Working on Media Temple’s Amazon Web Services (AWS) Cloud Services team is packed with challenges and learning opportunities. One such opportunity dropped on our doorstep at the beginning of November 2015. Kylie Jenner, the youngest member of the Kardashian-Jenner family, was preparing to share a new line of lipstick with the world on Cyber Monday, and she needed our help.
The chosen technology platforms were WordPress and WooCommerce, and we learned that the site design and set up had already been completed. They just needed a place to host http://lipkitbykylie.com/. The problem was that, while we ♥ WordPress, and it has has plenty of capabilities when it comes to publishing content, it’s not the best framework for use in a flash-sale situation. We recommended switching to other, more scalable solutions, but a redesign would have been very risky in light of the on-sale date. So the problem switched to a question of if and how we could scale an infrastructure up to handle the inevitable tidal wave of requests.
At the core of the scalability problem was the single database requirement. All transactions had to update and reconcile against a single database instance for consistency ‒ selling more stock than they had would have been a big problem! Initial testing showed that the site quickly overwhelmed the database when even a moderate amount of traffic was thrown at it. In order to survive the rush, we needed to strengthen the database and remove any unnecessary requests.
We deployed their codebase into a highly available auto-scaling architecture, with web instances running the site code in front of an RDS database pair.
Then, we started load testing the infrastructure. We utilized Gatling for its ability to model complex, multi-page interactions and the rich reports that it produced.

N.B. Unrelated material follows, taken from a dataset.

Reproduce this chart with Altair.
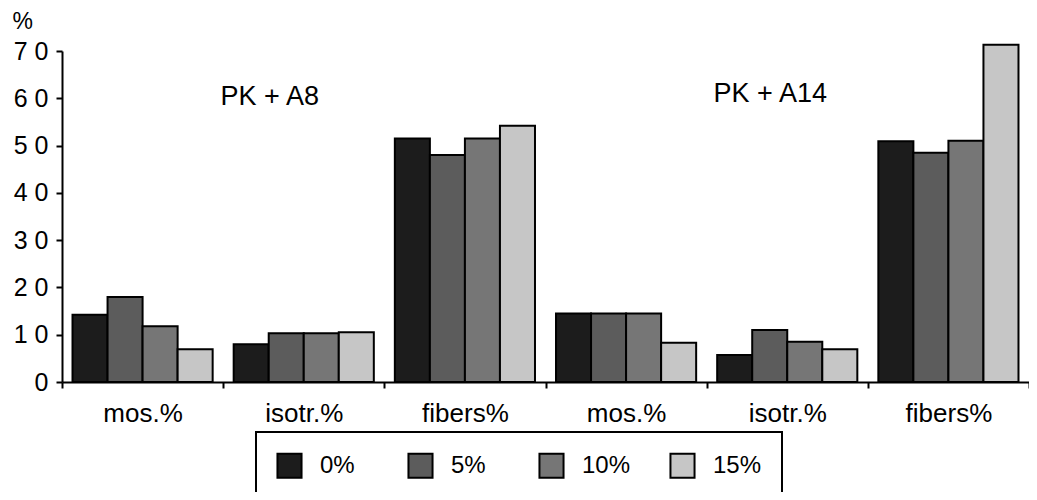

We started by capturing a user flow with the Gatling recorder and ran it against the infrastructure. If the infrastructure withstood the onslaught, we would increase the number of sessions. If not, we would optimize the infrastructure until it held up. By iterating between these tasks, we were quickly able to learn where bottlenecks were and massively scale up the capability of the infrastructure.
Separation of Concerns
To start, we instructed the customer to clone the existing site. The original site retained the WooCommerce plugin and functionality, and became just a store with cart and checkout. The site clone was stripped of those plugins and reworked to become just a catalog, with each product linking directly to the equivalent “add to cart” functionality on the store site. This made the catalog completely static and easy to scale. We used HTTrack to scrape the website into an S3 bucket, which was then distributed via CloudFront.
With this change, a significant portion of the database requests were eliminated. The catalog, which is the first site customers would hit, could now scale.
During initial load testing we quickly found that WordPress also requires a decent amount of processing power. An increase in the size and number of web instances was necessary. We also switched from Apache to Nginx, and raised the number of PHP workers to handle more requests per instance.
With this change, the web instances were able to keep up with the higher number of requests that the larger databases could handle after our previous optimizations.
Next up, we turned our attention to internal WordPress caching to alleviate database traffic. We created an Elasticache cluster and W3 Total Cache was configured to cache database queries and objects. This only resulted in a marginal improvement due to the fact that most of the WooCommerce pages explicitly disable caching for consistency.
Since we didn’t get much out of caching, we ended up provisioning the largest MySQL database available. When that wasn’t up to the task, we switched over to Aurora, the new high-performance MySQL-compatible offering from AWS. We quickly moved to the largest instance and it performed very well. We saw it hit 35K selects per second during peak load on Cyber Monday.
Final Production Infrastructure
In the end, we were able to improve performance over 160x, and hit our testing goal of 100K user sessions (each with multiple requests) in 10 minutes. Unfortunately, though we tried again and again, it was difficult to push past that level, given the software technology platform (WordPress and WooCommerce).
After more than a month of preparation, we opened the floodgates at 9:00 AM on Cyber Monday. As orders quickly flowed into the system and stock flew off the virtual shelves, the infrastructure performed quite well. Traffic rapidly increased to a tidal wave that went beyond what even our 160X improvement could hold, however, and requests took longer and longer to complete. Although some users were unable to access the checkout cart, the stock was sold out so quickly that we were able to switch traffic from the web instances to a static ‘out of stock’ site within minutes, which resolved the long request times. The event was complete.
It was a great learning experience, and Kylie Jenner and her team were thrilled with the outcomes. Through the entire process, including long hours on Thanksgiving weekend, AWS support was fantastic, working with us every step of the way. The load testing and infrastructure adjustments wouldn’t have been possible without the capacity, agility, and performance that AWS provided.